Stated exercise: In the records below, find the line containing "Write the React, TypeScript" and the line containing "0.06, 0.05, 0.0];". Give again exactly those lines and every line between them, omitting the pictures.

Exercise materials:

■ ■ ■ ■ ■

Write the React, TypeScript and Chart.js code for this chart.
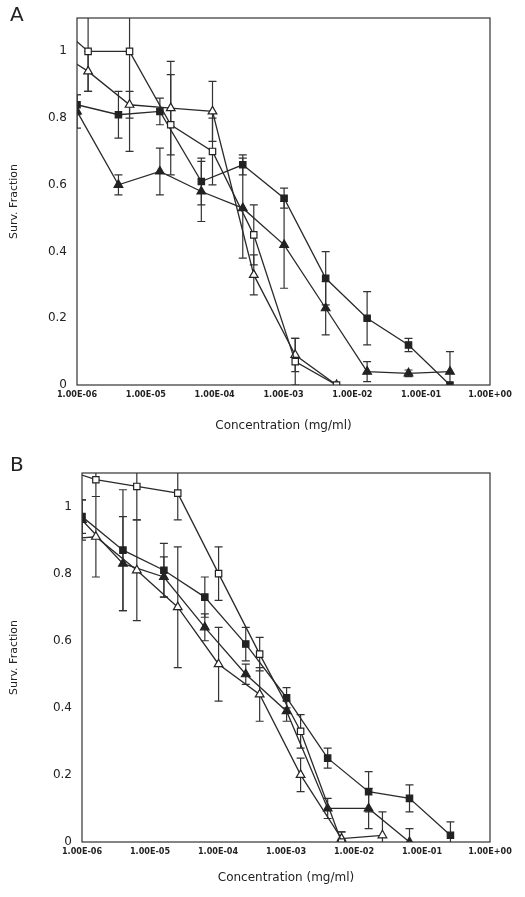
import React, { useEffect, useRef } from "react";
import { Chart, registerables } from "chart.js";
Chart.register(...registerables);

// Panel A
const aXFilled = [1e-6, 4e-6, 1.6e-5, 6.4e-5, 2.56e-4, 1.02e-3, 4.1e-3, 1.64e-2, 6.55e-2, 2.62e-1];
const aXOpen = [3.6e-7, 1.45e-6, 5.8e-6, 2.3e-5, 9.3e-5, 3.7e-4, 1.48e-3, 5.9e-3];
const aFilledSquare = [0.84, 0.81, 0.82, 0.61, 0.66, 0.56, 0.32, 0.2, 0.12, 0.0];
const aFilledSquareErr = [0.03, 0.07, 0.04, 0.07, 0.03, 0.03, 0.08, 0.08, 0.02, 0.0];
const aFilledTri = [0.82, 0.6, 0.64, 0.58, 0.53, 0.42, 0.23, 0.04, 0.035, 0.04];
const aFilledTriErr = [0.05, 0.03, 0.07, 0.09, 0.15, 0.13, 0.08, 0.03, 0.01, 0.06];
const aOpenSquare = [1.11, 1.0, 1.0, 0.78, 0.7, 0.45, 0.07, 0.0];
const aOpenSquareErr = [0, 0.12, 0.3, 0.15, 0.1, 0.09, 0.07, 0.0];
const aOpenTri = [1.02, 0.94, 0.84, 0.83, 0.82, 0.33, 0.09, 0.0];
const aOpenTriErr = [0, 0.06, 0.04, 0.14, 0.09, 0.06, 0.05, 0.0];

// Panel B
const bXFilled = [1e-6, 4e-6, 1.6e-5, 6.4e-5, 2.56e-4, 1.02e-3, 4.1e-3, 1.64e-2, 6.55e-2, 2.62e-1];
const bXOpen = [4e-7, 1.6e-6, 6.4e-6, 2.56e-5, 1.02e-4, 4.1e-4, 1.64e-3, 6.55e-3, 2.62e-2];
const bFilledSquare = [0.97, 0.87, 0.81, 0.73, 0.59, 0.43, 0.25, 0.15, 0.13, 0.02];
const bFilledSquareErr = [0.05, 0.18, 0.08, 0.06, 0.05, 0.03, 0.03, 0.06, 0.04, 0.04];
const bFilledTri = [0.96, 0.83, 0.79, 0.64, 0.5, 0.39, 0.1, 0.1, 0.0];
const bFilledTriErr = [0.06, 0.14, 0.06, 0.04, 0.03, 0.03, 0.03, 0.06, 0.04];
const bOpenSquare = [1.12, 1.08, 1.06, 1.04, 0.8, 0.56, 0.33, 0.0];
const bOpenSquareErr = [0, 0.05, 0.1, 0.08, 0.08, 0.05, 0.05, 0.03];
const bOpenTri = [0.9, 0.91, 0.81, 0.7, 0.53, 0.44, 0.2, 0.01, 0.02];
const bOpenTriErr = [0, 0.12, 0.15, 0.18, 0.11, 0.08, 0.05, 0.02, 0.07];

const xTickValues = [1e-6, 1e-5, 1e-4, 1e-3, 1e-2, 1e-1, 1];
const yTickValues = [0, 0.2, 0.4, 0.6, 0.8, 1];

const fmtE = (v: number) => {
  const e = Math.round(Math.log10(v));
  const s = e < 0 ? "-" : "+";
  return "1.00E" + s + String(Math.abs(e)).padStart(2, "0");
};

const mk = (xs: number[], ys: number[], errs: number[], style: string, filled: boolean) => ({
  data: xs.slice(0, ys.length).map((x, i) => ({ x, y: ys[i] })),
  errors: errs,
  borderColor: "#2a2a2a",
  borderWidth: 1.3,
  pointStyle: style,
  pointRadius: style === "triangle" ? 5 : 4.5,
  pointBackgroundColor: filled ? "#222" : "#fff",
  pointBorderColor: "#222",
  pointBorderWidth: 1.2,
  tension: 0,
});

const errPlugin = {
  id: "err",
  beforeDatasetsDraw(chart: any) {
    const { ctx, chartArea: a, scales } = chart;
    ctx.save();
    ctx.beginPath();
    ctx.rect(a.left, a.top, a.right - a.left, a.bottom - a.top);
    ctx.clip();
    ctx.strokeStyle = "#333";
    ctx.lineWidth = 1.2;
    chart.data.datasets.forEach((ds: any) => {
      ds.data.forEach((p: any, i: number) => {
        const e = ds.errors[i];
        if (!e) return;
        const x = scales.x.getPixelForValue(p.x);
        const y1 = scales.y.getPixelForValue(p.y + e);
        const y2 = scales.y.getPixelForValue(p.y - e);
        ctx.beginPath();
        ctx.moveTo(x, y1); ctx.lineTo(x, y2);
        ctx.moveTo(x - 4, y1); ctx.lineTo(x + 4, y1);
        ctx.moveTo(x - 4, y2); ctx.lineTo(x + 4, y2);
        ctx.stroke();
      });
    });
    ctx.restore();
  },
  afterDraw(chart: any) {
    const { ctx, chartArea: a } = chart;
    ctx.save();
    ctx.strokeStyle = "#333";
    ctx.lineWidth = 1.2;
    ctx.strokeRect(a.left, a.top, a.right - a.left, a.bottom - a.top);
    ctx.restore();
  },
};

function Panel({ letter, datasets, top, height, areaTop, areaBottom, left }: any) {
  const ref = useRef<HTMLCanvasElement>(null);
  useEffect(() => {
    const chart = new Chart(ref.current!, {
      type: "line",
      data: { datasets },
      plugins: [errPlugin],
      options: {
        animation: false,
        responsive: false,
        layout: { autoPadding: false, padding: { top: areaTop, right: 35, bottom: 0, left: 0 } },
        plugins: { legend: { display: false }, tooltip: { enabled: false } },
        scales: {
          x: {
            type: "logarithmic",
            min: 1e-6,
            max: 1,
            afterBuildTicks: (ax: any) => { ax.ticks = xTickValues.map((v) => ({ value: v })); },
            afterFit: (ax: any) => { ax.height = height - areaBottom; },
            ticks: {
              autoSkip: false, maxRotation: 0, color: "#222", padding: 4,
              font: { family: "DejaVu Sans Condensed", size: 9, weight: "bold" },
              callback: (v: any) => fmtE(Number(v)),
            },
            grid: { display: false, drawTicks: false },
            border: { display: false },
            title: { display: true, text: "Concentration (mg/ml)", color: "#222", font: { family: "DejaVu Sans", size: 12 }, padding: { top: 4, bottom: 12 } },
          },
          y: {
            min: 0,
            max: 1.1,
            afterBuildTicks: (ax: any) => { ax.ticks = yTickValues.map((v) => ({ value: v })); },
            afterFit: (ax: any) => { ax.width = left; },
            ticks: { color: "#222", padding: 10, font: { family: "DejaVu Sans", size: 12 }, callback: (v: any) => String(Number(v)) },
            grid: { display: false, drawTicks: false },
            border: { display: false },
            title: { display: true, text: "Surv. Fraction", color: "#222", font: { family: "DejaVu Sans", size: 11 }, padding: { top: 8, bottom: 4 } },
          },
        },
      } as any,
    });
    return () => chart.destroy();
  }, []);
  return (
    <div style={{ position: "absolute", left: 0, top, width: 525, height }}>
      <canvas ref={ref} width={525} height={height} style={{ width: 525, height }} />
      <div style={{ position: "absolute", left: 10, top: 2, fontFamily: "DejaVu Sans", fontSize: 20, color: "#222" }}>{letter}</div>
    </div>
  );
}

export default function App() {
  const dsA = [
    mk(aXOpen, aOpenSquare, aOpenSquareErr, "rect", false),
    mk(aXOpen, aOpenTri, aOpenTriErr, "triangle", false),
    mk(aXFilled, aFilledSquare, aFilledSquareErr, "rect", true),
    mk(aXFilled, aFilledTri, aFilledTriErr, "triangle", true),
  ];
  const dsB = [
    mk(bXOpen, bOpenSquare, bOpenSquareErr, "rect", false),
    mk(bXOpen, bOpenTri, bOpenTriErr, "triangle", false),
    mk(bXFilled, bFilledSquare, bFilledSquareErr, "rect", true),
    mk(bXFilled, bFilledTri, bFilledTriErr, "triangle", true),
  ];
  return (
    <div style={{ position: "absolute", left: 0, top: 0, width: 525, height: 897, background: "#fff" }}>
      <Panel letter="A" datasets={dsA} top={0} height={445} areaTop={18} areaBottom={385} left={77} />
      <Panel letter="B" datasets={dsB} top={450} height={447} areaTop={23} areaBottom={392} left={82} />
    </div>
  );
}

■ ■ ■ ■ ■

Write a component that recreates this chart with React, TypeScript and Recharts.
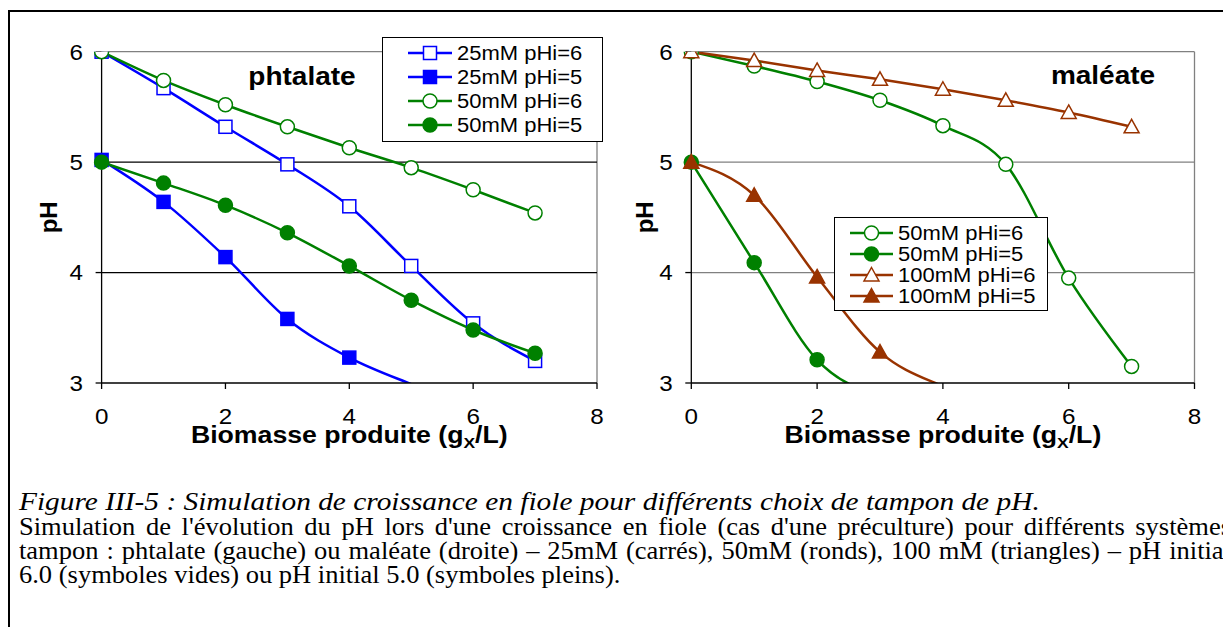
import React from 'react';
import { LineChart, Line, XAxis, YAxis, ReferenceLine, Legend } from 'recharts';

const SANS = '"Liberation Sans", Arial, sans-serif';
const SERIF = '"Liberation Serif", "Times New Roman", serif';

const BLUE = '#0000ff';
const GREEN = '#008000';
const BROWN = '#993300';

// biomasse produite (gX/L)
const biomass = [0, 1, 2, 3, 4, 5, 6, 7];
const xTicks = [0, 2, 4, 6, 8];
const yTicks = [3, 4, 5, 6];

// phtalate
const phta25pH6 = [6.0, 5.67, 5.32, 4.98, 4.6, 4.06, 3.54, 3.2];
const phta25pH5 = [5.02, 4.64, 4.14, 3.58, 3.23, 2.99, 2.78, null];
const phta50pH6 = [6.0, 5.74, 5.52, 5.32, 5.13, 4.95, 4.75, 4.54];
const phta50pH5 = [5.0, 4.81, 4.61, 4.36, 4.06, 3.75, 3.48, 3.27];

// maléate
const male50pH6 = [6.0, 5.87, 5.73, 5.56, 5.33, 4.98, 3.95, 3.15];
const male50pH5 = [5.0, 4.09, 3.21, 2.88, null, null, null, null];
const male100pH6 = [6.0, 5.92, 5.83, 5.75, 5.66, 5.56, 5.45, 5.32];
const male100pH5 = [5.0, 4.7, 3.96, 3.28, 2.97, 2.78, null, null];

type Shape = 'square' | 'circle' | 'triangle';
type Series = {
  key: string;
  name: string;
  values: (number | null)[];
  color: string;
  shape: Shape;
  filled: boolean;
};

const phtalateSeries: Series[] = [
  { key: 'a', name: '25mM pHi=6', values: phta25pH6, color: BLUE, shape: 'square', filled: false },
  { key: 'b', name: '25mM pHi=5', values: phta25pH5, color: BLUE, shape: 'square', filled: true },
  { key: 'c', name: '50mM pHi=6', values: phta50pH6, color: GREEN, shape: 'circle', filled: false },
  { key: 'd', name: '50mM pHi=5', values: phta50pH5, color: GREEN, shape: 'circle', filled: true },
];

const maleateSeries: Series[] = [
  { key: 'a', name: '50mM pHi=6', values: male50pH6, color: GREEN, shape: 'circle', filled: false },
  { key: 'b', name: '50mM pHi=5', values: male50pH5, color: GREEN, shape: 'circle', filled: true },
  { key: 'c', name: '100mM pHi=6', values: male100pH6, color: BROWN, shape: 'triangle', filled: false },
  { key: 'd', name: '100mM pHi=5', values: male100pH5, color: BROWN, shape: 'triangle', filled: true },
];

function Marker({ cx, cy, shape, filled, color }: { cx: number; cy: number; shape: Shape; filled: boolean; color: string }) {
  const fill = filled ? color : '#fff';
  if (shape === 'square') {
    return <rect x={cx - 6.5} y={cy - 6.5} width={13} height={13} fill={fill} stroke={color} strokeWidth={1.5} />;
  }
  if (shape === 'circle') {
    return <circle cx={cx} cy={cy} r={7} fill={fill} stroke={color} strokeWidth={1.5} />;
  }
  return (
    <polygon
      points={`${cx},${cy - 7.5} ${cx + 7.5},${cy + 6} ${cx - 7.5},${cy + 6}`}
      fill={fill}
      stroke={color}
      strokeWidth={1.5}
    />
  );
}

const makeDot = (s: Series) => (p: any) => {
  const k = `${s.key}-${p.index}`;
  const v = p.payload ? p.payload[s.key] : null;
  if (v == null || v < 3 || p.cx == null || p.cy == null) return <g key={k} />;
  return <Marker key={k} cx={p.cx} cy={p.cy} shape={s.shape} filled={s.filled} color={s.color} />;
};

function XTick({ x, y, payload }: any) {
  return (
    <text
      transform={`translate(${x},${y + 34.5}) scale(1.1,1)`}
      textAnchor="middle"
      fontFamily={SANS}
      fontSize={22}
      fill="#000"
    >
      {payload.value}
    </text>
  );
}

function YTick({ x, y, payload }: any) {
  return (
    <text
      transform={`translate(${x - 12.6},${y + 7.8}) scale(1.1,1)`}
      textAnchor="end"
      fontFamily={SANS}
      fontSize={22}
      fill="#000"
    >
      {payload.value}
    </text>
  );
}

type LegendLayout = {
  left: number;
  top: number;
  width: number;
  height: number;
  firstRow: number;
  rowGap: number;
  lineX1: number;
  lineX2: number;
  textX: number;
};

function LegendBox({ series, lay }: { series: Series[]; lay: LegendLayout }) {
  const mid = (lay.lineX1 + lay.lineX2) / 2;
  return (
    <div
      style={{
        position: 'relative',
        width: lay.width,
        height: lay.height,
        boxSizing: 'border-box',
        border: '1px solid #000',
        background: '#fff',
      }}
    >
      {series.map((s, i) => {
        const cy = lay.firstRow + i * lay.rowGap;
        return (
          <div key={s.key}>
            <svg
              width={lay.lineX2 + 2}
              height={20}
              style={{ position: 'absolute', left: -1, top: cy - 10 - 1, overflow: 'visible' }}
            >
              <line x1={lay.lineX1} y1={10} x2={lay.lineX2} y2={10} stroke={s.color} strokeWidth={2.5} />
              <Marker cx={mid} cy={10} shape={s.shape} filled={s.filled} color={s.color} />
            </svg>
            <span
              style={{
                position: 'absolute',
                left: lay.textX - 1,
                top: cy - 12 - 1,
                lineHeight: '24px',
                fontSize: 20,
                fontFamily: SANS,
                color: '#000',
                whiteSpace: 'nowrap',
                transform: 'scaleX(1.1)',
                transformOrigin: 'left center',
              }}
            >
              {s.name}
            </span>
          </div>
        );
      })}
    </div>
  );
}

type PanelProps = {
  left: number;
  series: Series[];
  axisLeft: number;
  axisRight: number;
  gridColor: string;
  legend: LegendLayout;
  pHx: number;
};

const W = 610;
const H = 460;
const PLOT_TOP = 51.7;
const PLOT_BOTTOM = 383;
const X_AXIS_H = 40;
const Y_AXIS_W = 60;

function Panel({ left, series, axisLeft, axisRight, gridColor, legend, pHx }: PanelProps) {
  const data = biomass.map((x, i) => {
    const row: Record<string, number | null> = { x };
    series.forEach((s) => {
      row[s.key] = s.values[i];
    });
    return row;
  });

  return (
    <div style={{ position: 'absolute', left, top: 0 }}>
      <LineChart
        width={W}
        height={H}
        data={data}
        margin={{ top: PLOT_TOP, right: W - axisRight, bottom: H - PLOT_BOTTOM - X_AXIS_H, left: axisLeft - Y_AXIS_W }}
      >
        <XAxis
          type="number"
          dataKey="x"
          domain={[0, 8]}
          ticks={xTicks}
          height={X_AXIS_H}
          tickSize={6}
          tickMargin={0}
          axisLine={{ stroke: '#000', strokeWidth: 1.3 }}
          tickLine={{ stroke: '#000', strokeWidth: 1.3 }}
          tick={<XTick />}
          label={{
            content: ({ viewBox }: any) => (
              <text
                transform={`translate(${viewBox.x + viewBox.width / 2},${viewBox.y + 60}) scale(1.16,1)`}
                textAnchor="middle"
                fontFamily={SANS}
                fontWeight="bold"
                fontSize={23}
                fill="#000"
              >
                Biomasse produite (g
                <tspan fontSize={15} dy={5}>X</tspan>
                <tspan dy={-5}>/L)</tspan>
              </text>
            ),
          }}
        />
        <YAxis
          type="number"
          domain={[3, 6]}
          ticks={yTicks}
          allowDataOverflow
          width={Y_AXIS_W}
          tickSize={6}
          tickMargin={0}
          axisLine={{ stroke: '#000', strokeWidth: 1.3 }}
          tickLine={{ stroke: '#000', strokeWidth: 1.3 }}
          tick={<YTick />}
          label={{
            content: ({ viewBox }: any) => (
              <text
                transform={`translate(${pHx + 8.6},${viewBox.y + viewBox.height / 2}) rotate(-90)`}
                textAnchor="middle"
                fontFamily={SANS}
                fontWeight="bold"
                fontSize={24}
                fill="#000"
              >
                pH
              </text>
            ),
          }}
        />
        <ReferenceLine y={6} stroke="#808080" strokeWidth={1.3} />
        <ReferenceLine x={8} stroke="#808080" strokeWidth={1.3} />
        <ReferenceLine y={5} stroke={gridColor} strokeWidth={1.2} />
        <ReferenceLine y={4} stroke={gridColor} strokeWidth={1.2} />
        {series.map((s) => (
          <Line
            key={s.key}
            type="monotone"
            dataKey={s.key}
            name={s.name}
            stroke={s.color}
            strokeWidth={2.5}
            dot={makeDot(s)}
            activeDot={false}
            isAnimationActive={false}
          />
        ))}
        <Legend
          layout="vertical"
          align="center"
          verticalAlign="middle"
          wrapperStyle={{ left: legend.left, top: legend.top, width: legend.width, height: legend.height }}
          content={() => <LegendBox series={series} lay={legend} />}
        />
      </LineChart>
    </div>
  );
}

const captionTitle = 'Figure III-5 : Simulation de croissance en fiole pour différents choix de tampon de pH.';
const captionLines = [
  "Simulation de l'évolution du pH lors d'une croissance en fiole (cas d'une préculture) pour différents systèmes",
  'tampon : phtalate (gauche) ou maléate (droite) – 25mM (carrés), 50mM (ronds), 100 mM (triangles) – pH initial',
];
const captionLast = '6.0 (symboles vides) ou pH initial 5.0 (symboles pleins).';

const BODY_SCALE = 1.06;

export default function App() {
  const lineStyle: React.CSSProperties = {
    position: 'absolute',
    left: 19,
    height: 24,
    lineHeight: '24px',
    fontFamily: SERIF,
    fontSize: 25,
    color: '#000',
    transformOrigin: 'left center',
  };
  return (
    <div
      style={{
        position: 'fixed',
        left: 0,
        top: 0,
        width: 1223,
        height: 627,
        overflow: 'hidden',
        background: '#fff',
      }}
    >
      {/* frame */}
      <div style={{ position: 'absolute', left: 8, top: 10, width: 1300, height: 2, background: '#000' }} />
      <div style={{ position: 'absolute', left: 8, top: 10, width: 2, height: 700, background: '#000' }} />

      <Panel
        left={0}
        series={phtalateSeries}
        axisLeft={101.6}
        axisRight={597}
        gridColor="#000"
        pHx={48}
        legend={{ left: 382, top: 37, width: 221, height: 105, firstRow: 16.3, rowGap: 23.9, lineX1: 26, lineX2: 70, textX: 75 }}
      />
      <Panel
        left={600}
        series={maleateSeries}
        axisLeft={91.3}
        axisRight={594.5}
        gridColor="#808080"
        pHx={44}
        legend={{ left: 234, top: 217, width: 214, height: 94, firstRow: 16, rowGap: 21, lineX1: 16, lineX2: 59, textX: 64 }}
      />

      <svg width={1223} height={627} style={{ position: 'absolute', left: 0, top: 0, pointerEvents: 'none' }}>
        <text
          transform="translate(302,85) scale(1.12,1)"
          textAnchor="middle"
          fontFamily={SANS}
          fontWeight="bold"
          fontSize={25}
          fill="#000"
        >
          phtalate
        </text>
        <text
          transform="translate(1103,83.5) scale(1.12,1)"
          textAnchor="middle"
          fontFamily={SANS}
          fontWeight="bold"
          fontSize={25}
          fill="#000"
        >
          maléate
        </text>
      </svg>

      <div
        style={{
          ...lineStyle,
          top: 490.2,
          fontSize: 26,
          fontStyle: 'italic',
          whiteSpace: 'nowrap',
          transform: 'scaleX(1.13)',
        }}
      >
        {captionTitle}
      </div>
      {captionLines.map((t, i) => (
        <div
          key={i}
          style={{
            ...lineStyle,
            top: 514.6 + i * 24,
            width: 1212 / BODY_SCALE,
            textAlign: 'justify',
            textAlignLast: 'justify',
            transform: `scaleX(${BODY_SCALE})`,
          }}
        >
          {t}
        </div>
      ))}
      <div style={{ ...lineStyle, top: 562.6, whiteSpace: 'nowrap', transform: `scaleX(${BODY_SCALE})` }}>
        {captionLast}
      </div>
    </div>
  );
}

■ ■ ■ ■ ■

The solution:
Write the React, TypeScript and Chart.js code for this chart.
import React, { useEffect, useRef } from "react";
import { Chart, registerables } from "chart.js";
Chart.register(...registerables);

// Panel A
const aXFilled = [1e-6, 4e-6, 1.6e-5, 6.4e-5, 2.56e-4, 1.02e-3, 4.1e-3, 1.64e-2, 6.55e-2, 2.62e-1];
const aXOpen = [3.6e-7, 1.45e-6, 5.8e-6, 2.3e-5, 9.3e-5, 3.7e-4, 1.48e-3, 5.9e-3];
const aFilledSquare = [0.84, 0.81, 0.82, 0.61, 0.66, 0.56, 0.32, 0.2, 0.12, 0.0];
const aFilledSquareErr = [0.03, 0.07, 0.04, 0.07, 0.03, 0.03, 0.08, 0.08, 0.02, 0.0];
const aFilledTri = [0.82, 0.6, 0.64, 0.58, 0.53, 0.42, 0.23, 0.04, 0.035, 0.04];
const aFilledTriErr = [0.05, 0.03, 0.07, 0.09, 0.15, 0.13, 0.08, 0.03, 0.01, 0.06];
const aOpenSquare = [1.11, 1.0, 1.0, 0.78, 0.7, 0.45, 0.07, 0.0];
const aOpenSquareErr = [0, 0.12, 0.3, 0.15, 0.1, 0.09, 0.07, 0.0];
const aOpenTri = [1.02, 0.94, 0.84, 0.83, 0.82, 0.33, 0.09, 0.0];
const aOpenTriErr = [0, 0.06, 0.04, 0.14, 0.09, 0.06, 0.05, 0.0];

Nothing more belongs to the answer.